- **Instructions to follow**: Your task is to repeat the lines from the line with "Output the component" to the line with "import * as", both ends included, and nothing else. Pictures stay out of the copy.

- **Stored data**:
* * *

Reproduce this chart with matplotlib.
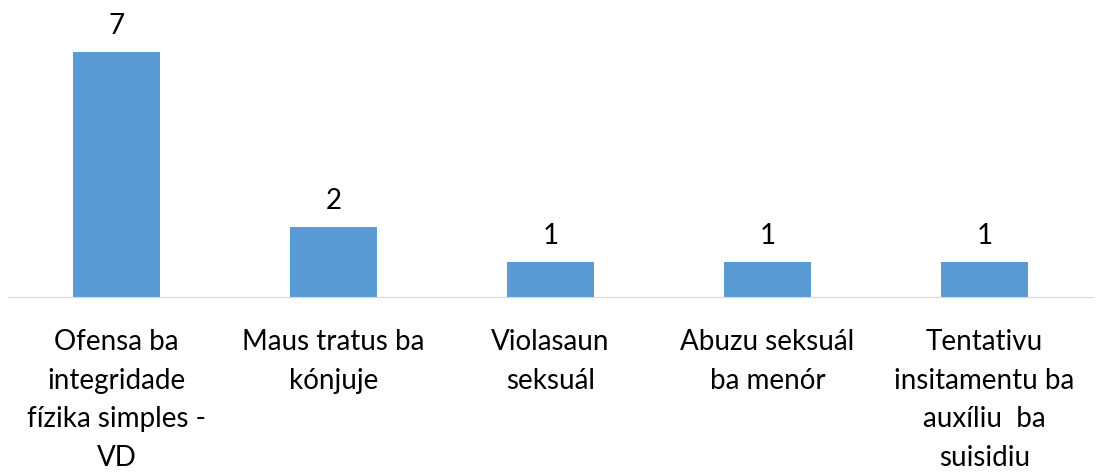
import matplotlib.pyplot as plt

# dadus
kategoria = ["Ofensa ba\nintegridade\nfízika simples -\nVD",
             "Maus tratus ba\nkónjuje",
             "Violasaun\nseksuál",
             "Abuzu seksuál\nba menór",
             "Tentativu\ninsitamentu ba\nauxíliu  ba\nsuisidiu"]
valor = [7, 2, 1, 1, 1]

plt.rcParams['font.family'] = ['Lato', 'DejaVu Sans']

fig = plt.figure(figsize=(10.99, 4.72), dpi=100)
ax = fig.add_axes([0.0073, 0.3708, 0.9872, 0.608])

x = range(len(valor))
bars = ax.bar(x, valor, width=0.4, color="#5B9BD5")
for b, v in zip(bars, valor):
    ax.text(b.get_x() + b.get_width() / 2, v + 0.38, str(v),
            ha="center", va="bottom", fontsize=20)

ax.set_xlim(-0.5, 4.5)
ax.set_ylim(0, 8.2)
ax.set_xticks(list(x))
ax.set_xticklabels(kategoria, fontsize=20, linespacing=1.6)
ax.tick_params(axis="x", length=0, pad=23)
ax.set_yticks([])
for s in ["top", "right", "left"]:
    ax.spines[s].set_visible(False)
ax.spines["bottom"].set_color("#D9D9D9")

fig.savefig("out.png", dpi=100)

* * *

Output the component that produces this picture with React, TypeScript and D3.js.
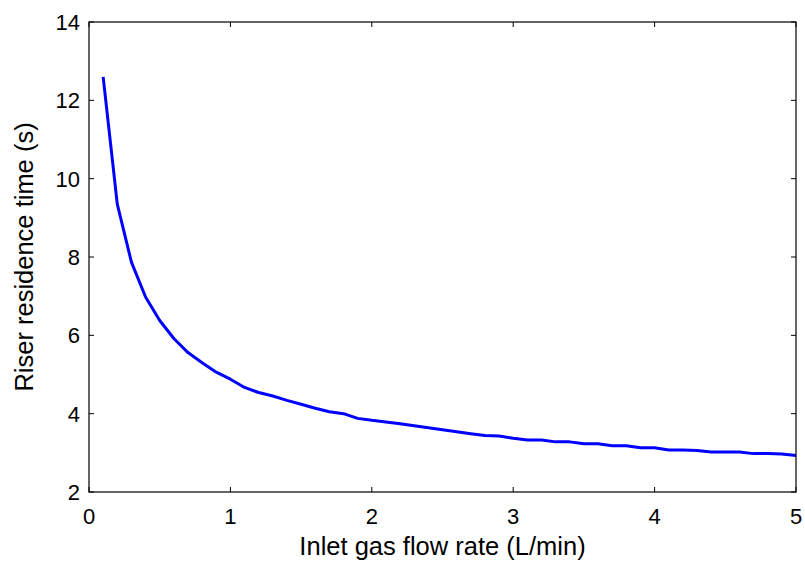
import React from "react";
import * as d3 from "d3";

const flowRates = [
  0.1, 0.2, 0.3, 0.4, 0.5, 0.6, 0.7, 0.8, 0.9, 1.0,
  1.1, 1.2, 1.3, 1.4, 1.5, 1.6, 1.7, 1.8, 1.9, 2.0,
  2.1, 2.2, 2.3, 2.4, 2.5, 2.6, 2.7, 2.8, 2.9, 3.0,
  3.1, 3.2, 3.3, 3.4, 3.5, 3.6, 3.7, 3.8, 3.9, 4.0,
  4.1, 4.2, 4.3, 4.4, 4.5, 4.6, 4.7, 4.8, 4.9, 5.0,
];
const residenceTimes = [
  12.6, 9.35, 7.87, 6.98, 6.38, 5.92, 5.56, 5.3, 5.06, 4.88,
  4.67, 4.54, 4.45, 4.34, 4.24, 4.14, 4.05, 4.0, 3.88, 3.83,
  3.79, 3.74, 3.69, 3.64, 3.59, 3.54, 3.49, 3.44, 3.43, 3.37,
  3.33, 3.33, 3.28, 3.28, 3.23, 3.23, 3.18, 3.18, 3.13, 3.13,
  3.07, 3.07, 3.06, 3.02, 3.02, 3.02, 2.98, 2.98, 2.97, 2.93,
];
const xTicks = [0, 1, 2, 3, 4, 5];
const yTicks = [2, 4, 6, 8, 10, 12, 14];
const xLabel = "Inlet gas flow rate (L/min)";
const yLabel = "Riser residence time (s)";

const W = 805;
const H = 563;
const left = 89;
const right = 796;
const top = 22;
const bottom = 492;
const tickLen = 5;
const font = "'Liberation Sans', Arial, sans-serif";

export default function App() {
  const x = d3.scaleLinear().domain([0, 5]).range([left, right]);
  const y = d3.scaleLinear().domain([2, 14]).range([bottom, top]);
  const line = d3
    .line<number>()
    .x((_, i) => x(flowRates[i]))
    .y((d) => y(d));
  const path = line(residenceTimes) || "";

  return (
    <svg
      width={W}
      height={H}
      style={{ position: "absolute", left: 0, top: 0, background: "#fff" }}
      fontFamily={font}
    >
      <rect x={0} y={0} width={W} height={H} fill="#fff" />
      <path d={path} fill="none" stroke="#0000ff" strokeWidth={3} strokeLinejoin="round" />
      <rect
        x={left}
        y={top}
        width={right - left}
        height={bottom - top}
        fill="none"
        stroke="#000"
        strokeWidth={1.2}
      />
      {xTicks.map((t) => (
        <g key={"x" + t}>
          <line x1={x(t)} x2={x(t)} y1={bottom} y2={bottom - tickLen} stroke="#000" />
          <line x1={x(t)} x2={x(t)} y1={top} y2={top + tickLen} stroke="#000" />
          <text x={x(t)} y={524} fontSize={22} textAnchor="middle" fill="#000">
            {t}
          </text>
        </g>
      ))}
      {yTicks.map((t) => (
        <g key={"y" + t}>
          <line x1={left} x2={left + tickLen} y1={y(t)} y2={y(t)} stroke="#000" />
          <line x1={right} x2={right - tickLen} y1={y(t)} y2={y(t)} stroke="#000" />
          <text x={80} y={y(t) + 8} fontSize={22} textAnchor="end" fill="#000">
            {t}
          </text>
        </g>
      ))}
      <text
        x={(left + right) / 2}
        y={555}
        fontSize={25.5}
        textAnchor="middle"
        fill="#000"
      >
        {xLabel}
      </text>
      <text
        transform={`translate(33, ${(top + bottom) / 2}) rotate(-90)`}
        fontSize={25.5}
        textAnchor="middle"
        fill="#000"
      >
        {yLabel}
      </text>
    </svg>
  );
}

* * *

- **Answer to the task**:
Output the component that produces this picture with React, TypeScript and D3.js.
import React from "react";
import * as d3 from "d3";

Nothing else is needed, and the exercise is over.